公司中男女之间的爱情战争 , 有时就成为了跨国资本与台湾本土之间激烈冲突的象征和隐喻 。 在《夜行货车》里 , 女主刘小玲是财务部负责人的情妇 , 同时也是外国上层的“猎物” , 她并不能抗拒外国上司的骚扰 , 又因为做情妇不能长久 , 转而投向了公司里的另一个年轻人——一个出身贫苦的本省人的怀抱 。 值得补充的是 , 跨国公司大小领导的生活中总是少不了情妇 , 这也是陈映真在“华盛顿大楼”系列中所反复指出的;《上班族的一日》的主角也有情妇——正因为有情妇 , 他才从普通上班族变成了有情妇的小主管 。

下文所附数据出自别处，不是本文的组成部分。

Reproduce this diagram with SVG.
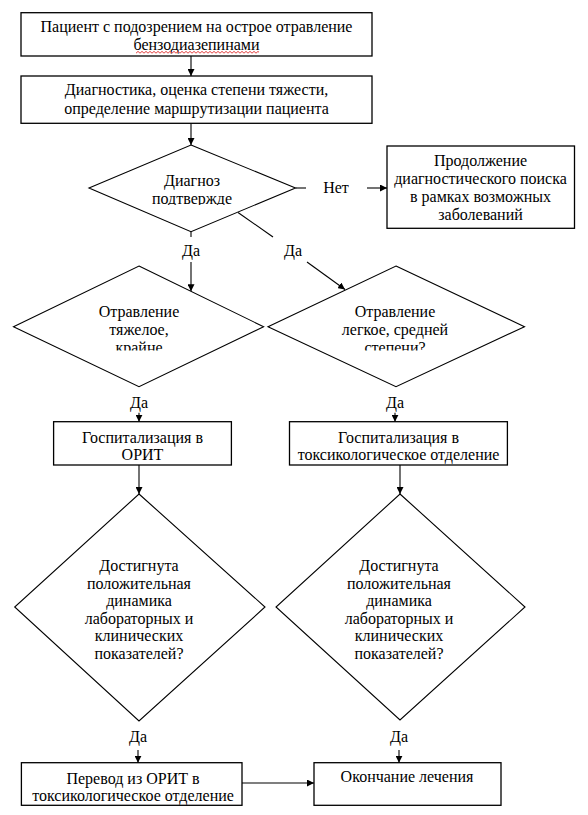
<svg xmlns="http://www.w3.org/2000/svg" width="588" height="815" viewBox="0 0 588 815">
<style>
.box{fill:#fff;stroke:#000;stroke-width:1.3}
.dia{fill:#fff;stroke:#000;stroke-width:1.1}
.ln{fill:none;stroke:#000;stroke-width:1.1}
text{font-family:"Liberation Serif","Times New Roman",serif;font-size:16px;fill:#000;text-anchor:middle}
</style>
<defs>
<marker id="ah" viewBox="0 0 10 10" refX="10" refY="5" markerWidth="7" markerHeight="7" markerUnits="userSpaceOnUse" orient="auto">
<path d="M0 0 L10 5 L0 10 Z" fill="#000"/>
</marker>
<pattern id="wave" width="4" height="3" patternUnits="userSpaceOnUse">
<path d="M0 2.5 L1 1 L2 0.5 L3 1 L4 2.5" fill="none" stroke="#e02828" stroke-width="0.8"/>
</pattern>
<clipPath id="c1"><rect x="100" y="160" width="190" height="45"/></clipPath>
<clipPath id="c2"><rect x="0" y="290" width="588" height="60.5"/></clipPath>
</defs>
<rect width="588" height="815" fill="#fff"/>

<g id="connectors">
<line class="ln" x1="191" y1="56" x2="191" y2="76" marker-end="url(#ah)"/>
<line class="ln" x1="191" y1="123.3" x2="191" y2="145" marker-end="url(#ah)"/>
<line class="ln" x1="295.5" y1="188" x2="306" y2="188"/>
<line class="ln" x1="367" y1="188" x2="387" y2="188" marker-end="url(#ah)"/>
<text x="336" y="193">Нет</text>
<line class="ln" x1="191" y1="231.7" x2="191" y2="237"/>
<text x="191" y="256">Да</text>
<line class="ln" x1="191" y1="262" x2="191" y2="291.3" marker-end="url(#ah)"/>
<line class="ln" x1="238" y1="212.5" x2="273" y2="237"/>
<text x="293" y="256">Да</text>
<line class="ln" x1="307" y1="262" x2="345" y2="289.5" marker-end="url(#ah)"/>
<text x="139" y="408">Да</text>
<line class="ln" x1="139" y1="412.7" x2="139" y2="421.7" marker-end="url(#ah)"/>
<text x="395" y="408">Да</text>
<line class="ln" x1="395" y1="412.7" x2="395" y2="421.7" marker-end="url(#ah)"/>
<line class="ln" x1="139" y1="465" x2="139" y2="494" marker-end="url(#ah)"/>
<line class="ln" x1="400" y1="465" x2="400" y2="494" marker-end="url(#ah)"/>
<text x="138" y="742">Да</text>
<line class="ln" x1="138" y1="750" x2="138" y2="762.7" marker-end="url(#ah)"/>
<text x="399" y="742">Да</text>
<line class="ln" x1="399" y1="750" x2="399" y2="762.7" marker-end="url(#ah)"/>
<line class="ln" x1="242" y1="783" x2="314" y2="783" marker-end="url(#ah)"/>
</g>

<g id="n1">
<rect class="box" x="21" y="12.7" width="351" height="43.3"/>
<text x="196.5" y="32">Пациент с подозрением на острое отравление</text>
<text x="196.5" y="50">бензодиазепинами</text>
<rect x="136" y="51" width="123" height="3" fill="url(#wave)"/>
</g>

<g id="n2">
<rect class="box" x="21" y="76" width="351" height="47.3"/>
<text x="196.5" y="95">Диагностика, оценка степени тяжести,</text>
<text x="196.5" y="114">определение маршрутизации пациента</text>
</g>

<g id="d1">
<polygon class="dia" points="191,145 295.5,188 191,231.7 89,188"/>
<g clip-path="url(#c1)">
<text x="192" y="186">Диагноз</text>
<text x="192" y="204">подтвержде</text>
</g>
</g>

<g id="n3">
<rect class="box" x="387" y="146" width="187.5" height="82.3"/>
<text x="480.5" y="166">Продолжение</text>
<text x="480.5" y="184">диагностического поиска</text>
<text x="480.5" y="202">в рамках возможных</text>
<text x="480.5" y="220">заболеваний</text>
</g>

<g id="d2">
<polygon class="dia" points="139,266 263.6,326.7 139,386.7 13.5,326.7"/>
<g clip-path="url(#c2)">
<text x="139" y="317">Отравление</text>
<text x="139" y="335">тяжелое,</text>
<text x="139" y="353">крайне</text>
</g>
</g>

<g id="d3">
<polygon class="dia" points="396,266 524.5,326.7 396,386.7 268,326.7"/>
<g clip-path="url(#c2)">
<text x="395" y="317">Отравление</text>
<text x="395" y="335">легкое, средней</text>
<text x="395" y="353">степени?</text>
</g>
</g>

<g id="n4">
<rect class="box" x="53.6" y="421.7" width="177.8" height="43.3"/>
<text x="142.5" y="442.7">Госпитализация в</text>
<text x="142.5" y="460">ОРИТ</text>
</g>

<g id="n5">
<rect class="box" x="289.5" y="421.7" width="217.9" height="43.3"/>
<text x="398.5" y="442.7">Госпитализация в</text>
<text x="398.5" y="460">токсикологическое отделение</text>
</g>

<g id="d4">
<polygon class="dia" points="139,494 265,607 139,721 14.7,607"/>
<text x="139" y="571">Достигнута</text>
<text x="139" y="588.6">положительная</text>
<text x="139" y="606.2">динамика</text>
<text x="139" y="623.8">лабораторных и</text>
<text x="139" y="641.4">клинических</text>
<text x="139" y="659">показателей?</text>
</g>

<g id="d5">
<polygon class="dia" points="400,494 525,607 400,720 276,607"/>
<text x="399" y="571">Достигнута</text>
<text x="399" y="588.6">положительная</text>
<text x="399" y="606.2">динамика</text>
<text x="399" y="623.8">лабораторных и</text>
<text x="399" y="641.4">клинических</text>
<text x="399" y="659">показателей?</text>
</g>

<g id="n6">
<rect class="box" x="21.4" y="762.7" width="220.6" height="42.6"/>
<text x="133" y="784">Перевод из ОРИТ в</text>
<text x="133" y="801">токсикологическое отделение</text>
</g>

<g id="n7">
<rect class="box" x="314" y="762.7" width="187" height="42.6"/>
<text x="407" y="782">Окончание лечения</text>
</g>
</svg>
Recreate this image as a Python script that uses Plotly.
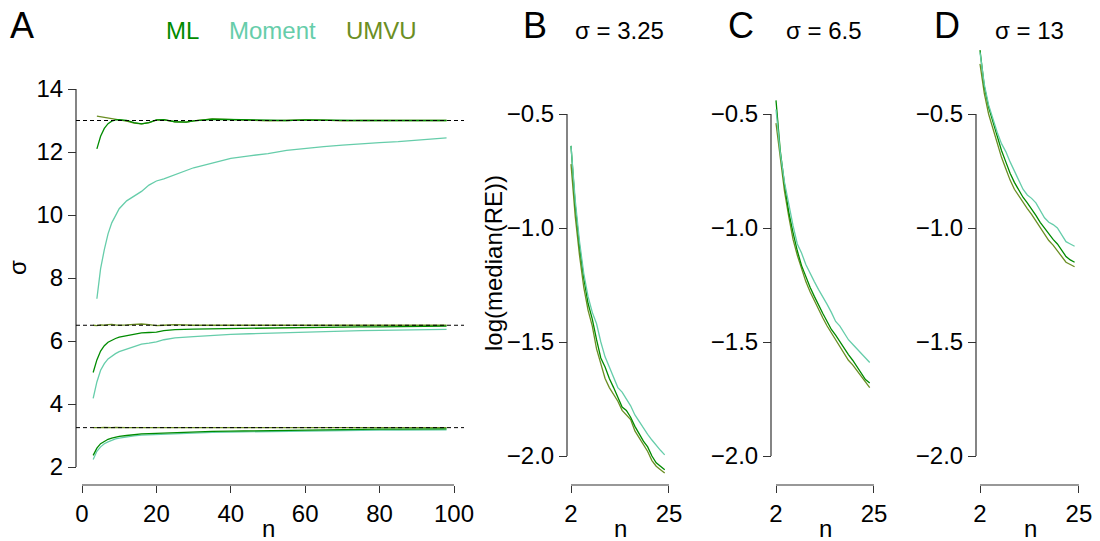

刘小玲的两位情人在表达嫉妒时是不同的 , 仿佛情欲与嫉妒也受到了跨国资本的规训 。 她的华人上司情人虽因她遭受“调戏”而感到愤怒 , 但很快就从愤怒中平复了 , 他的愤怒“径自迅速地柔软下来 , 仿佛流在沙漠上的水流 , 无知如何地、无助地消失在傲慢的沙地中” 。 其原因正在于 , 他意识到自己身处跨国资本之中 , 他的花园洋房、他的上升途径全在外籍老板的掌握之中 , 这一切压过了他的受到羞辱和威胁的雄性自尊心 。 与被跨国资本规训得服帖的上司情人不同 , 与她相恋的年轻本省人则显现出嫉妒、与她争吵甚至暴力相加 , 在得知刘小玲将远赴美国时 , 他愤然离开 , 被一列轰隆而过的货车拦下脚步——“夜行货车”成为了整篇小说的核心意象——“在平交道上拦住他的那一列货车 。 黑色而强大的、长长的货车 , 轰隆轰隆地打从他跟前开过去 。 ”围绕刘小玲展开的、本省青年—上司—外国人老板之间的多重关系 , 最终以青年愤然反抗辞职终结 , 他对着中国上司宣誓再也不要“鬼龟琐琐地过日子”——结合职场与情场的双重处境 , 这个宣誓更显得意味深长 。